I’m running one of the University of Manchester School of Arts, Languages and Cultures (SALC)’s Undergraduate Scholars Programme in 2021. The programme is designed to help curious and advanced undergraduate students conduct actual research and enhance their skills and employability. The project I have proposed is about creating and analysing spoken corpora. Here is the abstract:
HOW TO CONDUCT CORPUS-BASED RESEARCH ON SPOKEN LANGUAGE
Studying the language of written texts is relatively straight-forward: Collect lots of texts, look for the linguistic expressions you are interested in, and investigate your results. The study of spoken language, however, is a whole different animal. First, speech does not come in objective categories, but must be transcribed. This is not a trivial task but requires some theory and great effort. Secondly, there are many aspects of language that are exclusive to the spoken mode, such as certain errors or fillers (think of all the uhms and you knows). Such difficulties must be treated carefully within an explicit framework. Thirdly, the processes in uttering spoken words are multi-faceted and complex, involving factors such as attention to speech (you speak differently when you read or talk to others), speech participants, dialect, and much more. In this Undergraduate Scholars Research Programme, students learn how to deal with all of these difficulties and how to analyse spoken language professionally and competently.

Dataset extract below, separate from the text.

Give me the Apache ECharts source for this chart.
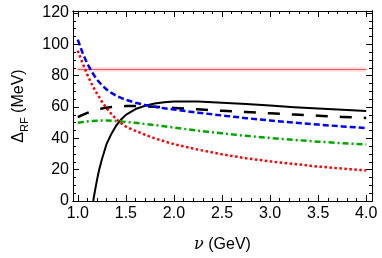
<!DOCTYPE html>
<html><head><meta charset="utf-8">
<script src="https://cdn.jsdelivr.net/npm/echarts@6/dist/echarts.min.js"></script>
<style>html,body{margin:0;padding:0;background:#fff}#c{width:382px;height:258px}</style>
</head><body><div id="c"></div>
<script>
// ---- data ----
const xMajor = [1.0, 1.5, 2.0, 2.5, 3.0, 3.5, 4.0];
const xMinor = [1.0,1.1,1.2,1.3,1.4,1.5,1.6,1.7,1.8,1.9,2.0,2.1,2.2,2.3,2.4,2.5,2.6,2.7,2.8,2.9,3.0,3.1,3.2,3.3,3.4,3.5,3.6,3.7,3.8,3.9,4.0];
const yMajor = [0, 20, 40, 60, 80, 100, 120];
const yMinor = [0,5,10,15,20,25,30,35,40,45,50,55,60,65,70,75,80,85,90,95,100,105,110,115,120];

const nu = [1.0, 1.05, 1.1, 1.15, 1.2, 1.25, 1.3, 1.35, 1.4, 1.45, 1.5, 1.6, 1.7, 1.8, 1.9, 2.0, 2.25, 2.5, 2.75, 3.0, 3.25, 3.5, 3.75, 4.0];
const blueDashed   = [103, 94.5, 87.5, 82, 77.5, 74, 71.2, 69, 67.2, 65.8, 64.6, 62.7, 61.3, 60.1, 59.2, 58.4, 56.4, 54.6, 52.9, 51.4, 50, 48.8, 47.6, 46.6];
const redDotted    = [96, 88, 80.5, 74, 68.5, 63.5, 59.2, 55.5, 52.3, 49.7, 47.5, 44.8, 42.3, 40, 38.1, 36.3, 32.8, 29.8, 27.3, 25.3, 23.6, 22, 20.7, 19.5];
const greenDashDot = [50, 50.4, 50.8, 51.1, 51.3, 51.4, 51.4, 51.3, 51.1, 50.8, 50.5, 49.9, 49.2, 48.5, 47.7, 46.9, 44.9, 43.2, 41.6, 40.2, 39, 37.9, 36.9, 36.1];
const blackDashed  = [53.5, 55, 56.3, 57.4, 58.3, 59, 59.6, 60, 60.3, 60.5, 60.6, 60.6, 60.4, 60.1, 59.8, 59.4, 58.5, 57.6, 56.8, 56, 55.2, 54.5, 53.7, 53];

const nuSolid    = [1.16, 1.18, 1.2, 1.22, 1.25, 1.3, 1.35, 1.4, 1.45, 1.5, 1.6, 1.7, 1.8, 1.9, 2.0, 2.25, 2.5, 2.75, 3.0, 3.25, 3.5, 3.75, 4.0];
const blackSolid = [0, 7, 13.5, 19.5, 26.5, 36.5, 43, 48.2, 52, 55, 58.7, 60.8, 62.3, 63.1, 63.6, 63.6, 62.8, 61.9, 60.9, 59.9, 59, 58.2, 57.4];

const horizNu = [1.0, 4.0];
const horizVal = [84, 84];

// ---- chart ----
const pair = (xs, ys) => xs.map((x, i) => [x, ys[i]]);
const X_MIN = 0.95, X_MAX = 4.06, Y_MIN = 0, Y_MAX = 121.3;
const font = 'Liberation Sans, Arial, sans-serif';

function xAx(pos, vals, len, labels) {
  return {
    type: 'value', position: pos, min: X_MIN, max: X_MAX,
    axisLine: { show: true, onZero: false, lineStyle: { color: '#000', width: 1 } },
    axisTick: { show: true, inside: true, length: len, customValues: vals, lineStyle: { color: '#000', width: 1 } },
    axisLabel: labels ? { show: true, customValues: xMajor, color: '#000', fontSize: 16, fontFamily: font, margin: 5,
      formatter: v => v.toFixed(1) } : { show: false },
    splitLine: { show: false }
  };
}
function yAx(pos, vals, len, labels) {
  return {
    type: 'value', position: pos, min: Y_MIN, max: Y_MAX,
    axisLine: { show: true, onZero: false, lineStyle: { color: '#000', width: 1 } },
    axisTick: { show: true, inside: true, length: len, customValues: vals, lineStyle: { color: '#000', width: 1 } },
    axisLabel: labels ? { show: true, customValues: yMajor, color: '#000', fontSize: 16, fontFamily: font, margin: 4 } : { show: false },
    splitLine: { show: false }
  };
}

const xAxes = [xAx('bottom', xMajor, 6, true), xAx('bottom', xMinor, 3, false), xAx('top', xMajor, 6, false), xAx('top', xMinor, 3, false)];
xAxes[0].name = '{i|ν} (GeV)';
xAxes[0].nameLocation = 'middle';
xAxes[0].nameGap = 36;
xAxes[0].nameTextStyle = { color: '#000', fontSize: 16, fontFamily: font, rich: { i: { fontStyle: 'italic', fontSize: 16, fontFamily: 'DejaVu Serif, serif', color: '#000' } } };

const yAxes = [yAx('left', yMajor, 6, true), yAx('left', yMinor, 3, false), yAx('right', yMajor, 6, false), yAx('right', yMinor, 3, false)];
yAxes[0].name = '{d|Δ}{s|RF} (MeV)';
yAxes[0].nameLocation = 'middle';
yAxes[0].nameGap = 43;
yAxes[0].nameRotate = 90;
yAxes[0].nameTextStyle = { color: '#000', fontSize: 16, fontFamily: font, lineHeight: 22,
  rich: { d: { fontSize: 16, fontFamily: font, color: '#000', lineHeight: 22 },
          s: { fontSize: 11, fontFamily: font, color: '#000', lineHeight: 22, verticalAlign: 'bottom', padding: [6, 0, 0, 0] } } };

function line(data, color, width, type) {
  return { type: 'line', xAxisIndex: 0, yAxisIndex: 0, data, showSymbol: false, symbol: 'none',
    smooth: false, clip: true, silent: true,
    lineStyle: { color, width, type, cap: 'butt', join: 'round' }, z: 3 };
}

const option = {
  animation: false,
  backgroundColor: '#fff',
  grid: { left: 63, right: 10, top: 11, bottom: 56 },
  xAxis: xAxes,
  yAxis: yAxes,
  series: [
    Object.assign(line(pair(horizNu, horizVal), 'rgba(255,80,80,0.15)', 5, 'solid'), { z: 1 }),
    Object.assign(line(pair(horizNu, horizVal), '#f04a4a', 1, 'solid'), { z: 2 }),
    line(pair(nuSolid, blackSolid), '#000', 2, 'solid'),
    line(pair(nu, blackDashed), '#000', 2.5, [12, 12]),
    line(pair(nu, greenDashDot), '#00a800', 2.5, [6, 3, 2, 3]),
    line(pair(nu, redDotted), '#ff0000', 2.5, [2.5, 2.5]),
    line(pair(nu, blueDashed), '#0000ff', 2.5, [6, 3])
  ]
};
const chart = echarts.init(document.getElementById('c'), null, { renderer: 'canvas' });
chart.setOption(option);
</script>
</body></html>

Specifically, students will become familiar with …
(1) … the relevance of theoretical transcription guidelines, involving issues such as time stamps, tokenization, disfluencies and spelling conventions,
(2) … the state-of-the-art “tier transcription system”, with different levels for speakers, extralinguistic noises, comments, etc., associated software, as well as text and audio formats,
(3) … ways to find speech samples from public sources,
(4) … the importance of proper documentation of a speaker, including dialect, age, social, individual and situational variables,
(5) … basic analysis techniques in the study of linguistic features that are predominantly found in speech (e.g., quotative ‘be like’, I was like, “Yeah, definitely.”, the ‘is is’ construction, But the reality is is nobody knows the answer, or the use of emphatic ‘literally’, I literally couldn’t open my mouth.).
Each student will contribute two transcriptions of 5 minutes and 25 minutes of speech, resulting in the main outcome of this project – a professional, publicly accessible corpus of high-quality transcripts.
Three students have been accepted for this project. I’m looking forward to meeting them and working on the corpus. The start date is 10 February 2021. More info to follow.